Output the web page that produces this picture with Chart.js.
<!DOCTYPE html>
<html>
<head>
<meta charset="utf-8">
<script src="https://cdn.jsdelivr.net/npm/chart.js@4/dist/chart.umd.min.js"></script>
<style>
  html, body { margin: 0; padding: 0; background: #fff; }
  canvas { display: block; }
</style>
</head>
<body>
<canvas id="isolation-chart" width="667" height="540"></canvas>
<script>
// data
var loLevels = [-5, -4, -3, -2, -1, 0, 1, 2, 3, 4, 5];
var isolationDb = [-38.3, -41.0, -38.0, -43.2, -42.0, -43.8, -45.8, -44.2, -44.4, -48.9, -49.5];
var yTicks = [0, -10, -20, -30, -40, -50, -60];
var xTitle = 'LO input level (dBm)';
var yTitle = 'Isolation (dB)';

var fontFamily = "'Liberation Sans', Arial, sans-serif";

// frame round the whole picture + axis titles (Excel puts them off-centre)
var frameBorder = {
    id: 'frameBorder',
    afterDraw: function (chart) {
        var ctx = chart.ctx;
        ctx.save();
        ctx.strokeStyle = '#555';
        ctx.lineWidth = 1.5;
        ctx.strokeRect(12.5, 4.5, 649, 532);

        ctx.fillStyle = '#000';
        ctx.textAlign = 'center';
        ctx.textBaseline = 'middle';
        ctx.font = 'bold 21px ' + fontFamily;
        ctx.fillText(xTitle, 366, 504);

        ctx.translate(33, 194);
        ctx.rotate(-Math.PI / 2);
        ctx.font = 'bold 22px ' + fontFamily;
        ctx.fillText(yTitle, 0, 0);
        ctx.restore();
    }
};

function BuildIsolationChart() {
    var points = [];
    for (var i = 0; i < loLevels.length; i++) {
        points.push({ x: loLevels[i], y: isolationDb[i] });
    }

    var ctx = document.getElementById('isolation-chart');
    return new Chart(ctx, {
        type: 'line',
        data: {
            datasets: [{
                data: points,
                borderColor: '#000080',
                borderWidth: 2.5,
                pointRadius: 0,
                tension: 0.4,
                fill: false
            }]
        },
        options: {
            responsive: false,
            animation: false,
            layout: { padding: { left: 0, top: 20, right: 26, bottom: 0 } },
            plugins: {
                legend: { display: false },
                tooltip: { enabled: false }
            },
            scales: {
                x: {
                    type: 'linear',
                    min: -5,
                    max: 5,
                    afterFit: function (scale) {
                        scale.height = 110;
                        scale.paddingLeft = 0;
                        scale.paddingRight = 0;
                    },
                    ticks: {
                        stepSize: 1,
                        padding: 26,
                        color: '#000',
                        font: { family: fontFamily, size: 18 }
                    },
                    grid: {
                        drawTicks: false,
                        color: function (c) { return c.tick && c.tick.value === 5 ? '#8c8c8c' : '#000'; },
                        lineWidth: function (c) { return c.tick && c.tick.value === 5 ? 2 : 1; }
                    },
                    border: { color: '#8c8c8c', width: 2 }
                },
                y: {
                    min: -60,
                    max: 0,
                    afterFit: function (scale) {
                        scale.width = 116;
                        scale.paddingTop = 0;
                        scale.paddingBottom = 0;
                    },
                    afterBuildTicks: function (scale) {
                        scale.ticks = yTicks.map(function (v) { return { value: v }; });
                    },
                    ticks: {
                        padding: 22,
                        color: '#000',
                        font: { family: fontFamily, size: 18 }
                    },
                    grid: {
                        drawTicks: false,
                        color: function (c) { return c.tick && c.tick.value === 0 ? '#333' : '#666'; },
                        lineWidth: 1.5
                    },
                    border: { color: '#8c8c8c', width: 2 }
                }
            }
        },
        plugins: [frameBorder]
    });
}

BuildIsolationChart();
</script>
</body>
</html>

-------

• _Objective_
Every line of the data above should be copied exactly.

• _Answer to the exercise_
Output the web page that produces this picture with Chart.js.
<!DOCTYPE html>
<html>
<head>
<meta charset="utf-8">
<script src="https://cdn.jsdelivr.net/npm/chart.js@4/dist/chart.umd.min.js"></script>
<style>
  html, body { margin: 0; padding: 0; background: #fff; }
  canvas { display: block; }
</style>
</head>
<body>
<canvas id="isolation-chart" width="667" height="540"></canvas>
<script>
// data
var loLevels = [-5, -4, -3, -2, -1, 0, 1, 2, 3, 4, 5];
var isolationDb = [-38.3, -41.0, -38.0, -43.2, -42.0, -43.8, -45.8, -44.2, -44.4, -48.9, -49.5];
var yTicks = [0, -10, -20, -30, -40, -50, -60];
var xTitle = 'LO input level (dBm)';
var yTitle = 'Isolation (dB)';

var fontFamily = "'Liberation Sans', Arial, sans-serif";

// frame round the whole picture + axis titles (Excel puts them off-centre)
var frameBorder = {
    id: 'frameBorder',
    afterDraw: function (chart) {
        var ctx = chart.ctx;
        ctx.save();
        ctx.strokeStyle = '#555';
        ctx.lineWidth = 1.5;
        ctx.strokeRect(12.5, 4.5, 649, 532);

        ctx.fillStyle = '#000';
        ctx.textAlign = 'center';
        ctx.textBaseline = 'middle';
        ctx.font = 'bold 21px ' + fontFamily;
        ctx.fillText(xTitle, 366, 504);

        ctx.translate(33, 194);
        ctx.rotate(-Math.PI / 2);
        ctx.font = 'bold 22px ' + fontFamily;
        ctx.fillText(yTitle, 0, 0);
        ctx.restore();
    }
};

function BuildIsolationChart() {
    var points = [];
    for (var i = 0; i < loLevels.length; i++) {
        points.push({ x: loLevels[i], y: isolationDb[i] });
    }

    var ctx = document.getElementById('isolation-chart');
    return new Chart(ctx, {
        type: 'line',
        data: {
            datasets: [{
                data: points,
                borderColor: '#000080',
                borderWidth: 2.5,
                pointRadius: 0,
                tension: 0.4,
                fill: false
            }]
        },
        options: {
            responsive: false,
            animation: false,
            layout: { padding: { left: 0, top: 20, right: 26, bottom: 0 } },
            plugins: {
                legend: { display: false },
                tooltip: { enabled: false }
            },
            scales: {
                x: {
                    type: 'linear',
                    min: -5,
                    max: 5,
                    afterFit: function (scale) {
                        scale.height = 110;
                        scale.paddingLeft = 0;
                        scale.paddingRight = 0;
                    },
                    ticks: {
                        stepSize: 1,
                        padding: 26,
                        color: '#000',
                        font: { family: fontFamily, size: 18 }
                    },
                    grid: {
                        drawTicks: false,
                        color: function (c) { return c.tick && c.tick.value === 5 ? '#8c8c8c' : '#000'; },
                        lineWidth: function (c) { return c.tick && c.tick.value === 5 ? 2 : 1; }
                    },
                    border: { color: '#8c8c8c', width: 2 }
                },
                y: {
                    min: -60,
                    max: 0,
                    afterFit: function (scale) {
                        scale.width = 116;
                        scale.paddingTop = 0;
                        scale.paddingBottom = 0;
                    },
                    afterBuildTicks: function (scale) {
                        scale.ticks = yTicks.map(function (v) { return { value: v }; });
                    },
                    ticks: {
                        padding: 22,
                        color: '#000',
                        font: { family: fontFamily, size: 18 }
                    },
                    grid: {
                        drawTicks: false,
                        color: function (c) { return c.tick && c.tick.value === 0 ? '#333' : '#666'; },
                        lineWidth: 1.5
                    },
                    border: { color: '#8c8c8c', width: 2 }
                }
            }
        },
        plugins: [frameBorder]
    });
}

BuildIsolationChart();
</script>
</body>
</html>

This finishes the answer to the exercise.